Afenifere, a leading Yoruba socio-cultural organisation, has said it is mobilising over 100 lawyers to defend the 21 indigenes of Ile-Ife who were paraded by the Nigeria Police Force Headquarters following ethnic clashes between Yorubas and Hausa Fulani community in the Osun town.
Yinka Odumakin, the national publicity secretary of the organisation, disclosed this development in an interview with The Trent on Thursday, March 23, 2016.
“Six senior advocates of Nigeria have already volunteered their services to defend the 21 indigenes of Ile-Ife who were illegally paraded by the police,” Odumakin told our reporter. “Up to 20 lawyers have already come forward to form the legal team.”
RELATED: The Sons And Daughter Of Ile-Ife: Butchered, Paraded, And Now Prisoners Of War, By Femi Fani-Kayode
“The recourse to the legal challenge is consistent with our approach of exhausting all constitutional and legal means of fighting injustice since we came under the assaults of Fulani injustice against the Yoruba from Awo’s March through prisons,” he said.
In a statement on Wednesday, Afenifere declared the parade of the 21 indigenes of Ile-Ife, all Yoruba as “illegal, unconstitutional, and sectional parade” and “vowed to resist the undue deployment of federal might to settle ethnic scores”.
The group described the Ile-Ife indigenes as abductees and insisted that an investigation and trial of suspects must be done at the scene of the crime.
“As a first step in this regard [resisting the undue deployment of federal might to settle ethnic scores], we have assembled a powerful team of lawyers to enforce the fundamental human rights of the 21 abducted Yoruba persons,” the statement, obtained by The Trent, said.

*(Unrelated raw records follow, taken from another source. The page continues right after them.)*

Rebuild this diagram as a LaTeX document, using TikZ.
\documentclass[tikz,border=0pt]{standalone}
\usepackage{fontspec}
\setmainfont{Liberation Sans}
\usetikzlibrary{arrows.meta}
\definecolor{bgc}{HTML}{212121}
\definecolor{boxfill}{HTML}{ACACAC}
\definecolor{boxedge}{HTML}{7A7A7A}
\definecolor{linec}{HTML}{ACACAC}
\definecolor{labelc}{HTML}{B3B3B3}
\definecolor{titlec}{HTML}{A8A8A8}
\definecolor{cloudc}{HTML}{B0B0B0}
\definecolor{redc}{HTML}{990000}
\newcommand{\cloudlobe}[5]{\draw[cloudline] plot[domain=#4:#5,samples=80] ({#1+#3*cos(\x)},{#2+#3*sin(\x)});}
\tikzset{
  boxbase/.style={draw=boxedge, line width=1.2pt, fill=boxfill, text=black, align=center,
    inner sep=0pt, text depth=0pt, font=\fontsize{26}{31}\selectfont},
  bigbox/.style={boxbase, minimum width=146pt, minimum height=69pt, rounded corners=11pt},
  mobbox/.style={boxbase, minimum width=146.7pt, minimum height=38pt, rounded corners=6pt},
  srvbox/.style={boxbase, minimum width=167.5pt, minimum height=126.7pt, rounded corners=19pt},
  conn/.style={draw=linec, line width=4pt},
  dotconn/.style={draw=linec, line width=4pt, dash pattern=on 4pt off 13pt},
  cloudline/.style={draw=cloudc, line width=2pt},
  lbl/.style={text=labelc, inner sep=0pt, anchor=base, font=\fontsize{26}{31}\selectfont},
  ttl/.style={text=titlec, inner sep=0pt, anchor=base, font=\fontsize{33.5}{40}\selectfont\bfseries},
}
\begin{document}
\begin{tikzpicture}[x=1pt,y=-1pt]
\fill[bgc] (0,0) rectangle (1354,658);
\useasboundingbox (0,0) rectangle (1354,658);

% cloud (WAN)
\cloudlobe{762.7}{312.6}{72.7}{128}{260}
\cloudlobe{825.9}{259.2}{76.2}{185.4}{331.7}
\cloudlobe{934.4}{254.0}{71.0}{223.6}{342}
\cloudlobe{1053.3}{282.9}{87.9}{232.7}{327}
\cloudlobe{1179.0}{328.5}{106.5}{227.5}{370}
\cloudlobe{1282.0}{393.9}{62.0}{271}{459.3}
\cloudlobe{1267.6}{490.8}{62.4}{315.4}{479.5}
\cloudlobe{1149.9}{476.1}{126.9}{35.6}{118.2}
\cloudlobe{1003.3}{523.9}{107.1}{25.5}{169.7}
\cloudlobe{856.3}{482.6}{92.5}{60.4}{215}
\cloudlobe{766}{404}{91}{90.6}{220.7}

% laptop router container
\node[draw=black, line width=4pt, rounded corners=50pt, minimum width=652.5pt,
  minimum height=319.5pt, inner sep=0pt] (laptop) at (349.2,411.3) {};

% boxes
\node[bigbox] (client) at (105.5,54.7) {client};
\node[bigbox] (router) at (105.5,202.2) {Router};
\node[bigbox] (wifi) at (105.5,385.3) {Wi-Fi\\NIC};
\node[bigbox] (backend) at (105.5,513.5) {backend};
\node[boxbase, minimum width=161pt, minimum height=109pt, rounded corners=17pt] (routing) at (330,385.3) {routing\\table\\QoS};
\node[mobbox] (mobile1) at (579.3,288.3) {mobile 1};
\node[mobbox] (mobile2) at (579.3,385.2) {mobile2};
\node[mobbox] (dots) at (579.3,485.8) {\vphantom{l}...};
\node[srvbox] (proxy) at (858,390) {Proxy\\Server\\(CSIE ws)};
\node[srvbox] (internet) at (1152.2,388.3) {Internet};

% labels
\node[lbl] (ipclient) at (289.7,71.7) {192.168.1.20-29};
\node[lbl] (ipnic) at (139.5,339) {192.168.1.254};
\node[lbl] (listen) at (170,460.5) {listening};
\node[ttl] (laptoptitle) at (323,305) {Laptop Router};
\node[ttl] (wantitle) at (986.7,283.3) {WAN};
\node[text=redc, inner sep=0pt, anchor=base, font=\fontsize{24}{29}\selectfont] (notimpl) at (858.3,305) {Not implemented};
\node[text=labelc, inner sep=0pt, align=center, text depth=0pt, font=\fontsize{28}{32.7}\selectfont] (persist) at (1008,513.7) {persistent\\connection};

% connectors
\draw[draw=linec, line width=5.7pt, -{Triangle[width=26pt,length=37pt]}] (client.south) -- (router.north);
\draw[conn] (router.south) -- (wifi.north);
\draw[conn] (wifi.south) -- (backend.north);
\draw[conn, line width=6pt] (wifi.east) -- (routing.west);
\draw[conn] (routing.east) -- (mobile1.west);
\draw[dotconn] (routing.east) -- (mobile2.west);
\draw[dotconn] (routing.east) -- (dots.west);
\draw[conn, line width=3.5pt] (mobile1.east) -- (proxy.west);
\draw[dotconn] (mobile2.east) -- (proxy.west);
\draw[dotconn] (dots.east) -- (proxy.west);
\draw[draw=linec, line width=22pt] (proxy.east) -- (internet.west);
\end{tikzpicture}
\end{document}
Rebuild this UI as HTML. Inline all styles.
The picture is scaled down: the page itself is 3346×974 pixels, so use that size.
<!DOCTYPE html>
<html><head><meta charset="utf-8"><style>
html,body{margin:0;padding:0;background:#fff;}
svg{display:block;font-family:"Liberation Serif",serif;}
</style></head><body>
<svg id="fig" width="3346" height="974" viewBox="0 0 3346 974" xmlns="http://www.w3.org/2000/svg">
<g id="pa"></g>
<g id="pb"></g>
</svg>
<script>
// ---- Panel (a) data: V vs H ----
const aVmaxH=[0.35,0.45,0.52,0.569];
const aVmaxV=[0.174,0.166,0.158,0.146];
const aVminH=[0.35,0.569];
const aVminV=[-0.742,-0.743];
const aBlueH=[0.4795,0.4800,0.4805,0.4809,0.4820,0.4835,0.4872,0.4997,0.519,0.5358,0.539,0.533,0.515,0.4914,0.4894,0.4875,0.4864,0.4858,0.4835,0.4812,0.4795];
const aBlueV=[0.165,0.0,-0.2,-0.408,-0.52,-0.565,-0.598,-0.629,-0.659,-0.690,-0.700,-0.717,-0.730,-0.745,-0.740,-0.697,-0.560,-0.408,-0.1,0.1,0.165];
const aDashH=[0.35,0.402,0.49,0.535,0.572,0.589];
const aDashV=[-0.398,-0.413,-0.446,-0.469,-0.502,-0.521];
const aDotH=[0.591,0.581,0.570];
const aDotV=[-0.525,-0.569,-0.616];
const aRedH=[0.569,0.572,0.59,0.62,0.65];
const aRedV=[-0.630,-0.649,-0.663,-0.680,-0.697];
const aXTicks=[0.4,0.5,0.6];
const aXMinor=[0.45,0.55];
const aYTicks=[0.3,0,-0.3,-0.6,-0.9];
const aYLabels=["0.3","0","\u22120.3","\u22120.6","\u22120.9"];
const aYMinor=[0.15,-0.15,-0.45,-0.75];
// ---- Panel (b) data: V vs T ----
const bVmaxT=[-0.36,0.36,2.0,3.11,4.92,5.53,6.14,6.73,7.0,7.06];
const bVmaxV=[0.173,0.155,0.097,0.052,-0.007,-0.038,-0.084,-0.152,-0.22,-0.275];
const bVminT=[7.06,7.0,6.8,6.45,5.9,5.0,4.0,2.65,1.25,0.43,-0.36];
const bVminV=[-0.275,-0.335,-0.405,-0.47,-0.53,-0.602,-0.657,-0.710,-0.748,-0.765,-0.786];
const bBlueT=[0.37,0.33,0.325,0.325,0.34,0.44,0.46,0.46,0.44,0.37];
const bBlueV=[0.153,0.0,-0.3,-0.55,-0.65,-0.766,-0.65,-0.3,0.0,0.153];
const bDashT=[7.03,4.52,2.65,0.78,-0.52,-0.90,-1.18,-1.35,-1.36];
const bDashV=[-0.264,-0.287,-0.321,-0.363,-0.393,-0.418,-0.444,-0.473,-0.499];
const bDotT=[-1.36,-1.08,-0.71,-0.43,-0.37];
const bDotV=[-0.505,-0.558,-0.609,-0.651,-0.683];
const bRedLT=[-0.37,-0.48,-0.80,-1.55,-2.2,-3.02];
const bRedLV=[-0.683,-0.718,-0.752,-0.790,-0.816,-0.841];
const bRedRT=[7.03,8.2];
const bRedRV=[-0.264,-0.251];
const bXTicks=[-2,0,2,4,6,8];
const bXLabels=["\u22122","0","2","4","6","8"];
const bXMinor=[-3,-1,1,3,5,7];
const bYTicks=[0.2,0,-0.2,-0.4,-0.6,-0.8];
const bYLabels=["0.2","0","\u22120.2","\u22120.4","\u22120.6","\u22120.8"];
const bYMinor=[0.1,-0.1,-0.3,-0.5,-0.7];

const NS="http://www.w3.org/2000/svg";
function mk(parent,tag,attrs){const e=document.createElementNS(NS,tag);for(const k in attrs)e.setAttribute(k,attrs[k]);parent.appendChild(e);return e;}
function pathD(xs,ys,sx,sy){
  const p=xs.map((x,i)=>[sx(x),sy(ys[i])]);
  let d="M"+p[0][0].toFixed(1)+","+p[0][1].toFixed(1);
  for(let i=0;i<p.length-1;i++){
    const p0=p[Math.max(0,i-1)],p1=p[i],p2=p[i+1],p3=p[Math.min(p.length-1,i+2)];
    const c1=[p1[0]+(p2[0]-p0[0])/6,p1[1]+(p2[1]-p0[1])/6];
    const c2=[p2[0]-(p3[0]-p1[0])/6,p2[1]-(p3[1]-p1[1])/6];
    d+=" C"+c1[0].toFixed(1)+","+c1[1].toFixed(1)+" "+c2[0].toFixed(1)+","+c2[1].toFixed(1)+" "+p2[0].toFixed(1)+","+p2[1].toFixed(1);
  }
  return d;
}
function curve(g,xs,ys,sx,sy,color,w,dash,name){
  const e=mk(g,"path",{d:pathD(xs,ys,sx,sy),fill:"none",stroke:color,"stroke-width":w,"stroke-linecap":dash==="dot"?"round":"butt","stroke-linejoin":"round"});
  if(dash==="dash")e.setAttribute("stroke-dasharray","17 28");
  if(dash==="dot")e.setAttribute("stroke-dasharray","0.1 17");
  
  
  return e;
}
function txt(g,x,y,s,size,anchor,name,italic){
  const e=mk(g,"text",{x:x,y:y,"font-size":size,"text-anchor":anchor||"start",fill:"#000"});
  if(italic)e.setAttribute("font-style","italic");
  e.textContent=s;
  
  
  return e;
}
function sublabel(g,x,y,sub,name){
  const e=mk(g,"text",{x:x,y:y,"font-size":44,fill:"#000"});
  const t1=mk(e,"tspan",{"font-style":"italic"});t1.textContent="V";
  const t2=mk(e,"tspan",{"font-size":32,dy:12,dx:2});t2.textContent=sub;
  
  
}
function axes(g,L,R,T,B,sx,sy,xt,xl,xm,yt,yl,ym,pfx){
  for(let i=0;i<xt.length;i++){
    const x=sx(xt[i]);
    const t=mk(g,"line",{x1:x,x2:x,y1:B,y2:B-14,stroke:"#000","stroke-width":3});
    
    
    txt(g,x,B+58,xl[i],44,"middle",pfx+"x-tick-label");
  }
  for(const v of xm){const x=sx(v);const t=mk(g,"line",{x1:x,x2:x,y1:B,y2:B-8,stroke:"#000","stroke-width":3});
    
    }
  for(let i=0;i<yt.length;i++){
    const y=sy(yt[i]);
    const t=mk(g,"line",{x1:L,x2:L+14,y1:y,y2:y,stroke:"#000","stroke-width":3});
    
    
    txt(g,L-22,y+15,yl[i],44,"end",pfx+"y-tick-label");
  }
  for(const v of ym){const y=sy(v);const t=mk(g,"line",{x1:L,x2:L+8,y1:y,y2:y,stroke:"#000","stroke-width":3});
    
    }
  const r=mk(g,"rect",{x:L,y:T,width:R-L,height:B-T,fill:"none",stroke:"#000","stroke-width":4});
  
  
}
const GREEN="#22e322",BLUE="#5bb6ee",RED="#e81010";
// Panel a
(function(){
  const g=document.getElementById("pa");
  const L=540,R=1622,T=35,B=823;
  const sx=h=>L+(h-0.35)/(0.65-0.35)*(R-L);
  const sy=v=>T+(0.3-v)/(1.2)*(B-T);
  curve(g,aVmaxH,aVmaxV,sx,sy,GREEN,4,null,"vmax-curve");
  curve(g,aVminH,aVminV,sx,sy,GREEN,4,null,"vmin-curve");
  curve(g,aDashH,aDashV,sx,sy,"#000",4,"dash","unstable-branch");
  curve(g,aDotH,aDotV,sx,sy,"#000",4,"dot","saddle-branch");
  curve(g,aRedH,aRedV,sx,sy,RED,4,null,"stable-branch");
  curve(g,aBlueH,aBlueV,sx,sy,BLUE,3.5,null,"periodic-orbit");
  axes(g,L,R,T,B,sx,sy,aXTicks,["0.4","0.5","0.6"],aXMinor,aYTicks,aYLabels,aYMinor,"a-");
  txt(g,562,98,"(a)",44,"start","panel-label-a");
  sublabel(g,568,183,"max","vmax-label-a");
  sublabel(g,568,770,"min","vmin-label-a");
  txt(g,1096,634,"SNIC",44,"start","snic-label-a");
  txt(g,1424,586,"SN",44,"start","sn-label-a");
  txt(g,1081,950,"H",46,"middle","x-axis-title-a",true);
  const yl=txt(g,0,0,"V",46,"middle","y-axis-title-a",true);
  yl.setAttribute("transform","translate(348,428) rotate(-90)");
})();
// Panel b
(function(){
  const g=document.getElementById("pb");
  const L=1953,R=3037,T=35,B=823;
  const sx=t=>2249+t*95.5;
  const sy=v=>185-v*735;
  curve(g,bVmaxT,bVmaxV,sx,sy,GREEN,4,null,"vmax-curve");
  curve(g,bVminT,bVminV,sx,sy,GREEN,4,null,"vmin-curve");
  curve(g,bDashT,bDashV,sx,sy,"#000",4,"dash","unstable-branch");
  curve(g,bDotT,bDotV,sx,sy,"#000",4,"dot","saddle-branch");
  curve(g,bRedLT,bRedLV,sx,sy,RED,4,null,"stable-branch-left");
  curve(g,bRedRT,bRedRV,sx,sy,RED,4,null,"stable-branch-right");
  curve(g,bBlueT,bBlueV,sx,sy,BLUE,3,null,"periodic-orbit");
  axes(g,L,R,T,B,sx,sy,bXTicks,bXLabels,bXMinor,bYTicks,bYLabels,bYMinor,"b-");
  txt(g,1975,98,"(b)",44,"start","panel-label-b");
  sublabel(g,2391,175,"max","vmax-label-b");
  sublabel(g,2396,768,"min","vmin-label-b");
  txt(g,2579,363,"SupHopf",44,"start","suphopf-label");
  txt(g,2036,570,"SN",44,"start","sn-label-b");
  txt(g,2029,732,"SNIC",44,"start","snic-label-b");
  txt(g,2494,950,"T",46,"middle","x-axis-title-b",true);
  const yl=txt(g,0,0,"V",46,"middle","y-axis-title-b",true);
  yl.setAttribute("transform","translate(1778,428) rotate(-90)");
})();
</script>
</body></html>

“It is a settled law that the investigation and trial of suspects must take place at the scene of the crime.
We are appreciative of the many lawyers of Yoruba extraction who have taken up this challenge pro bono.
“The legal team will challenge this subversion of due process while political pressure continues on why two communities will be involved in a fight and only members of one community will be put on trial by a police whose leadership is of the same ethnic with the other party in the conflict.
Afenifere also insisted that the Hausa Fulani group were the aggressors in the conflict and that the killing of a Yoruba man ignited the conflict and that the Nigerian Police’s “skewed” report clearly missed this important information.
“We appeal to our people to be calm while we pursue the legal angle to this challenge to our pride as a people as the first step,” the statement ended.
The lawyers who have volunteered, so-far, are of Yoruba extraction, but we also welcome other nationalities,” Odumakin said.
Wole Olanipekun, SAN, and Ahmed Raji SAN, are among the senior advocates of Nigeria in the legal team.